A C$6.7 billion ($5 billion) renovation and expansion program is scheduled for completion in April 2022 by Nova Gas Transmission Ltd. (NGTL), TC Energy Corp.’s supply collection network in Alberta and British Columbia (BC).

A filing at the National Energy Board (NEB) says NGTL has obtained multi-year service contracts from shippers that enable financing and construction to proceed with seven projects on its 24,000-kilometer (14,400-mile) natural gas grid.

Pipe and compressors for 5.4 Bcf/d are in the package. While 3.5 Bcf/d (65%) of the new capacity will adapt the grid to changing supply sources, 1.9 Bcf/d (35%) will serve delivery growth.

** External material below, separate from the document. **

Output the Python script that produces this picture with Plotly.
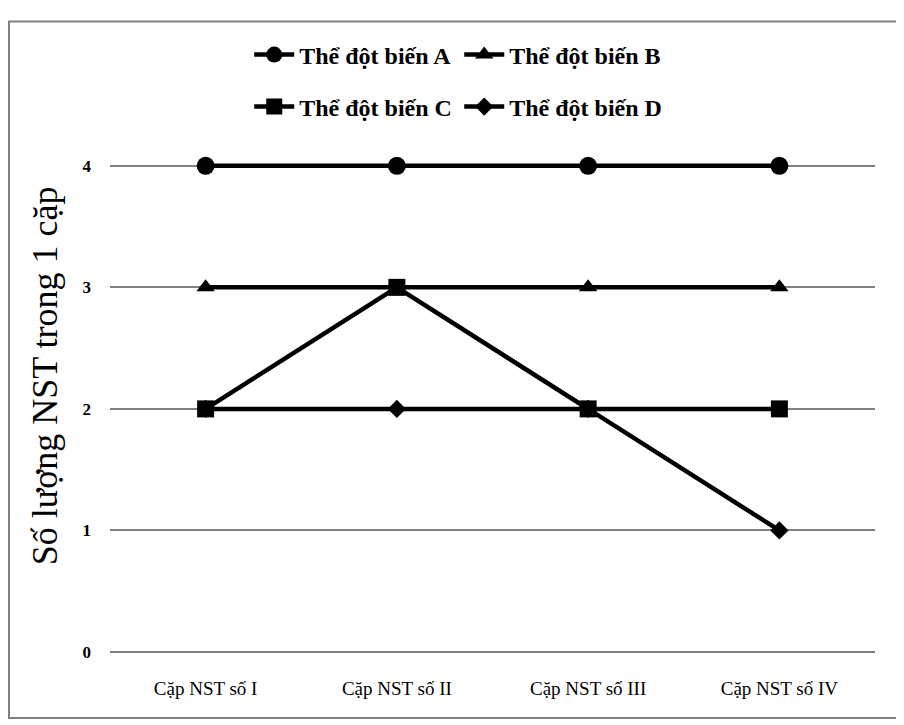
import plotly.graph_objects as go

categories = ["Cặp NST số I", "Cặp NST số II", "Cặp NST số III", "Cặp NST số IV"]
the_a = [4, 4, 4, 4]
the_b = [3, 3, 3, 3]
the_c = [2, 3, 2, 2]
the_d = [2, 2, 2, 1]
y_ticks = [0, 1, 2, 3, 4]

serif = "Liberation Serif, Times New Roman, serif"

fig = go.Figure()

series = [
    ("Thể đột biến A", the_a, "circle", 18, "legend"),
    ("Thể đột biến B", the_b, "triangle-up", 16, "legend"),
    ("Thể đột biến C", the_c, "square", 17, "legend2"),
    ("Thể đột biến D", the_d, "diamond", 14, "legend2"),
]
for name, vals, sym, size, leg in series:
    fig.add_trace(go.Scatter(
        x=categories, y=vals, name=name, mode="lines+markers",
        line=dict(color="black", width=4.5),
        marker=dict(symbol=sym, size=size, color="black"),
        cliponaxis=False, legend=leg))

legend_style = dict(orientation="h", xanchor="left", yanchor="middle",
                    font=dict(family=serif, size=24, color="black", weight="bold"),
                    bgcolor="rgba(0,0,0,0)", entrywidth=155, itemwidth=40,
                    xref="paper", yref="container")

# page has an 8px offset, so the figure is 8px smaller than the window
fig.update_layout(
    width=896, height=717,
    margin=dict(l=102, r=29, t=125, b=73),
    paper_bgcolor="white", plot_bgcolor="white",
    showlegend=True,
    legend=dict(x=0.182, y=1 - 47 / 717, **legend_style),
    legend2=dict(x=0.182, y=1 - 99 / 717, **legend_style),
    xaxis=dict(type="category", range=[-0.5, 3.5], showgrid=False,
               zeroline=False, showline=False, ticks="",
               tickfont=dict(family=serif, size=19, color="black"),
               ticklabelstandoff=23),
    yaxis=dict(range=[0, 4.2], tickvals=y_ticks, showgrid=True,
               gridcolor="#808080", gridwidth=1.5, zeroline=True,
               zerolinecolor="#808080", zerolinewidth=1.5,
               showline=False, ticks="",
               tickfont=dict(family=serif, size=17, color="black", weight="bold"),
               ticklabelstandoff=18),
    annotations=[dict(text="Số lượng NST trong 1 cặp", textangle=-90,
                      xref="paper", yref="paper", x=-65 / 765, y=0.54,
                      xanchor="center", yanchor="middle", showarrow=False,
                      font=dict(family=serif, size=36, color="black"))],
    shapes=[dict(type="rect", xref="paper", yref="paper",
                 x0=-101 / 765, x1=789 / 765,
                 y0=-67 / 519, y1=641 / 519,
                 line=dict(color="#808080", width=2))],
)

fig.write_html("out.html")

Total NGTL traffic is forecast to increase by 16% to 13.7 Bcf/d by April 2022, compared with 11.8 Bcf/d in 2018. The network relays three-quarters of Alberta and BC gas production into long-distance national and export pipelines as well as western Canadian markets.

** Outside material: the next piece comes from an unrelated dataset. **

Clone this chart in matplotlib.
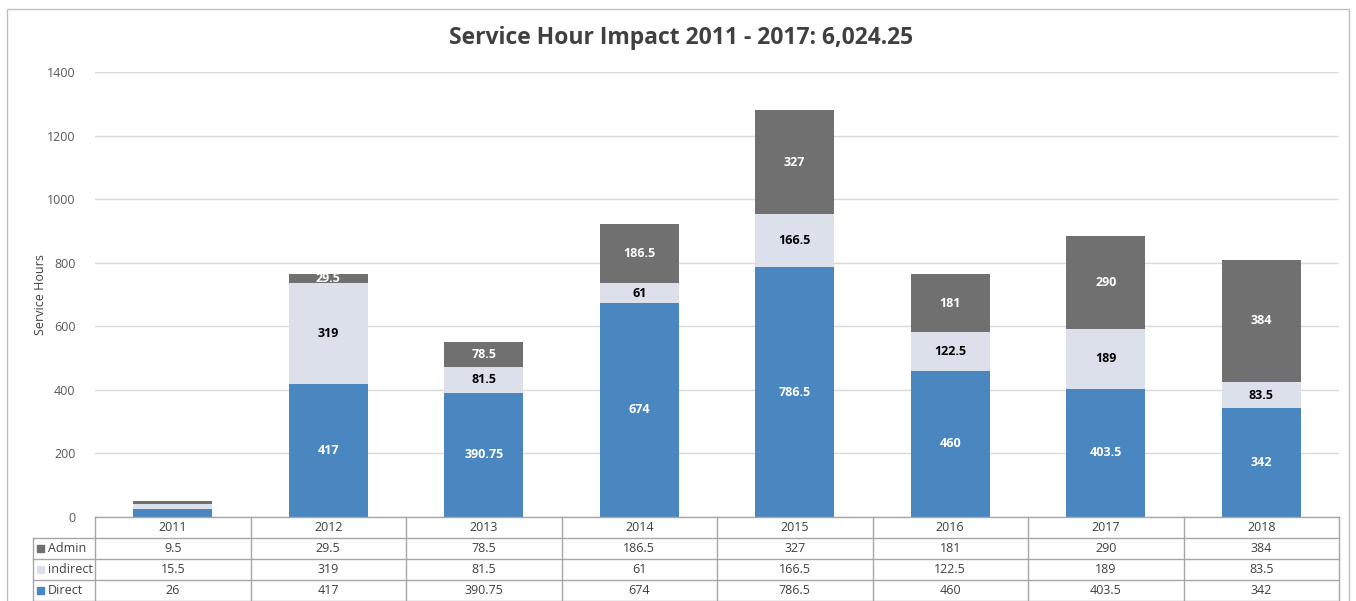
import matplotlib.pyplot as plt
from matplotlib.patches import Rectangle
import numpy as np

plt.rcParams['font.family'] = ['Open Sans', 'DejaVu Sans']

years = ['2011', '2012', '2013', '2014', '2015', '2016', '2017', '2018']
direct = [26, 417, 390.75, 674, 786.5, 460, 403.5, 342]
indirect = [15.5, 319, 81.5, 61, 166.5, 122.5, 189, 83.5]
admin = [9.5, 29.5, 78.5, 186.5, 327, 181, 290, 384]

c_direct = '#4A86C0'
c_indirect = '#DCE0EA'
c_admin = '#707070'

W, H = 1356, 601
fig = plt.figure(figsize=(W / 100, H / 100), dpi=100)

def box(x0, y0, x1, y1):
    # pixel coords (top-left origin) -> figure fraction
    return [x0 / W, 1 - y1 / H, (x1 - x0) / W, (y1 - y0) / H]

# outer chart frame
fig.patches.append(Rectangle((7 / W, -0.05), (1349 - 7) / W, 1 - 9 / H + 0.05,
                             transform=fig.transFigure, fill=False,
                             edgecolor='#BFBFBF', lw=1))

ax = fig.add_axes(box(95, 72, 1339, 517))
x = np.arange(len(years))
bw = 0.51
ax.bar(x, direct, bw, color=c_direct, zorder=3)
ax.bar(x, indirect, bw, bottom=direct, color=c_indirect, zorder=3)
bot2 = [d + i for d, i in zip(direct, indirect)]
ax.bar(x, admin, bw, bottom=bot2, color=c_admin, zorder=3)

# data labels (not on the tiny 2011 bar)
for k in range(1, len(years)):
    ax.text(x[k], direct[k] / 2, f'{direct[k]:g}', ha='center', va='center',
            color='white', fontsize=9, fontweight='bold', zorder=4)
    ax.text(x[k], direct[k] + indirect[k] / 2, f'{indirect[k]:g}', ha='center',
            va='center', color='black', fontsize=9, fontweight='bold', zorder=4)
    ax.text(x[k], bot2[k] + admin[k] / 2, f'{admin[k]:g}', ha='center',
            va='center', color='white', fontsize=9, fontweight='bold', zorder=4)

ax.set_xlim(-0.5, len(years) - 0.5)
ax.set_ylim(0, 1400)
ax.set_yticks(range(0, 1401, 200))
ax.yaxis.grid(True, color='#D9D9D9', lw=1, zorder=0)
ax.set_xticks([])
for s in ['top', 'right', 'left', 'bottom']:
    ax.spines[s].set_visible(False)
ax.tick_params(axis='y', length=0, labelsize=9, labelcolor='#595959', pad=14)
ax.set_ylabel('Service Hours', fontsize=9, color='#404040', labelpad=0)

fig.text(681 / W, 1 - 38 / H, 'Service Hour Impact 2011 - 2017: 6,024.25',
         ha='center', va='center', fontsize=16.5, fontweight='bold', color='#404040')

# data table
tab = fig.add_axes(box(33, 517, 1339, 601))
tab.set_xlim(33, 1339)
tab.set_ylim(601, 517)
tab.axis('off')
col_w = (1339 - 95) / len(years)
lc = '#A6A6A6'
rows = [('Admin', admin, c_admin), ('indirect', indirect, c_indirect),
        ('Direct', direct, c_direct)]
row_y = [517, 538, 559, 580, 601]
# horizontal lines
tab.plot([95, 1339], [517, 517], color=lc, lw=1, clip_on=False)
for yy in row_y[1:]:
    tab.plot([33, 1339], [yy, yy], color=lc, lw=1, clip_on=False)
# vertical lines
tab.plot([33, 33], [538, 601], color=lc, lw=1, clip_on=False)
for k in range(len(years) + 1):
    xx = 95 + k * col_w
    tab.plot([xx, xx], [517, 601], color=lc, lw=1, clip_on=False)
for k, yr in enumerate(years):
    tab.text(95 + (k + 0.5) * col_w, 527.5, yr, ha='center', va='center',
             fontsize=9, color='#404040')
for r, (name, vals, col) in enumerate(rows):
    yc = (row_y[r + 1] + row_y[r + 2]) / 2
    tab.add_patch(Rectangle((37, yc - 3.5), 7, 7, color=col, clip_on=False))
    tab.text(48, yc, name, ha='left', va='center', fontsize=9, color='#404040')
    for k, v in enumerate(vals):
        tab.text(95 + (k + 0.5) * col_w, yc, f'{v:g}', ha='center', va='center',
                 fontsize=9, color='#404040')

fig.savefig('out.png', dpi=100)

The work program is on schedule so far. The NEB and the federal cabinet still grant timely gas pipeline approvals despite increasingly complex hearings with growing participation by native, landowner and environmental interveners.

Construction of the C$1.7 billion ($1.3 billion) North Montney Mainline, for 1.7 Bcf/d from its namesake BC shale gas source, is under way with completion targets of September 2019 and April 2020.

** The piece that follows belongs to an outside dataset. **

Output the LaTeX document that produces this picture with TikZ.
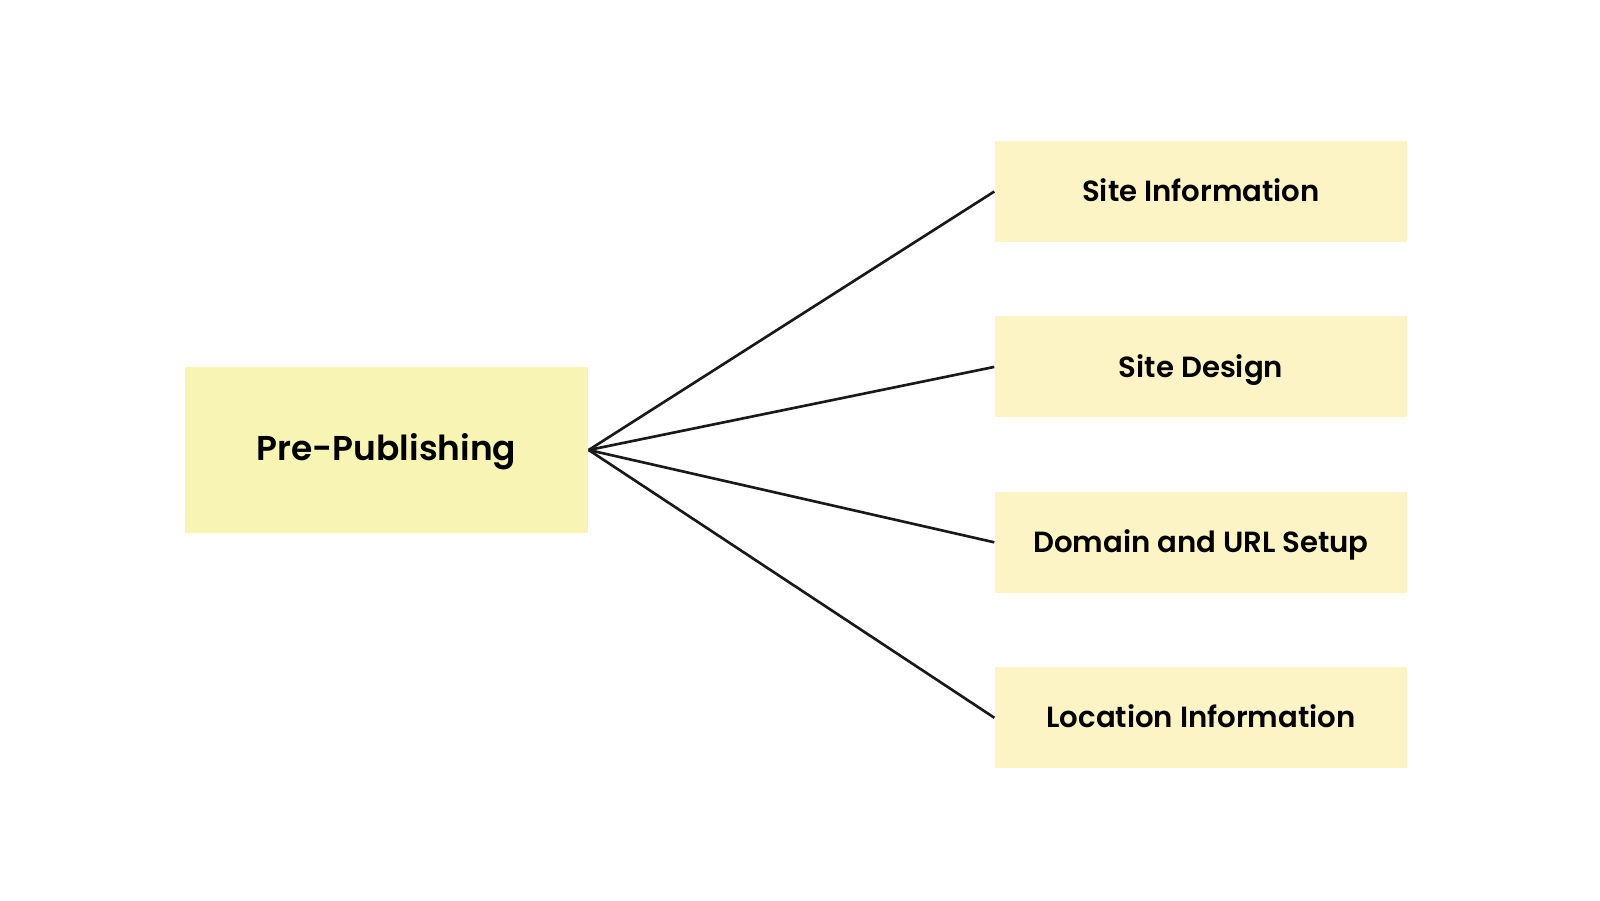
\documentclass[tikz,border=0pt]{standalone}
\usepackage{fontspec}
\setmainfont{Poppins}[UprightFont=* SemiBold]
\usepackage{xcolor}
\usetikzlibrary{positioning}

\definecolor{rootfill}{HTML}{F8F4B4}
\definecolor{leaffill}{HTML}{FCF4C4}

\begin{document}
\begin{tikzpicture}[
  node distance=0.73cm,
  root/.style={rectangle,fill=rootfill,minimum width=4.03cm,minimum height=1.66cm,text height=1.45ex,text depth=0.4ex,font=\fontsize{9.8}{12}\selectfont},
  leaf/.style={rectangle,fill=leaffill,minimum width=4.12cm,minimum height=1.01cm,text height=1.45ex,text depth=0.4ex,font=\fontsize{8.3}{10}\selectfont},
  link/.style={line width=0.75pt,black!90}
]
  \useasboundingbox (0,0) rectangle (16,9);
  \node[root] (pre) at (3.865,4.5) {Pre-Publishing};
  \node[leaf] (info) at (12.01,7.085) {Site Information};
  \node[leaf,below=of info] (design) {Site Design};
  \node[leaf,below=of design] (domain) {Domain and URL Setup};
  \node[leaf,below=of domain] (location) {Location Information};
  \foreach \n in {info,design,domain,location}
    \draw[link] (pre.east) -- (\n.west);
\end{tikzpicture}
\end{document}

Construction is nearing completion on the C$706 million ($530 million) Saddle West Expansion, with facilities for 382 MMcf/d scheduled to go into service this month.

A pair of smaller projects, the C$409 million West Path and the C$451 million Clearwater West, are well advanced in the regulatory process and scheduled to add capacity for a combined 1 Bcf/d in April and June 2020.

Hearings began in May on the next big stage in the growth agenda, the C$2.3 billion ($1.7 billion) 2021 NGTL System Expansion Project to install new pipe and compressors for 1.6 Bcf/d at multiple locations across the grid.

For completion in April 2022, NGTL has filed applications for a C$1.14 billion ($855 million) project pair named North Corridor and Edson Mainline, to deliver 682 MMcf/d to northern Alberta thermal oil sands plants and southern markets.

But after enduring severe price lows blamed on supply surpluses in 2018, Canadian industry factions maintain the pace of pipeline additions lags too far behind production changes and growth.

Assignments for a newly created Alberta gas ministry include trying to accelerate projects and develop spare capacity beyond the volumes specified in firm shipping contracts that traditionally drive the pipeline renovation and expansion agenda.

The lengths of shipper contracts that support the current growth program range from eight to 25 years. In its capital plan filing at the NEB, NGTL acknowledges costs of its system will rise but says revenue requirements and tolls remain to be determined by evolving gas traffic patterns, markets and economic conditions.

TransCanada Corp. changed its name to TC Energy at its annual meeting in Calgary last month.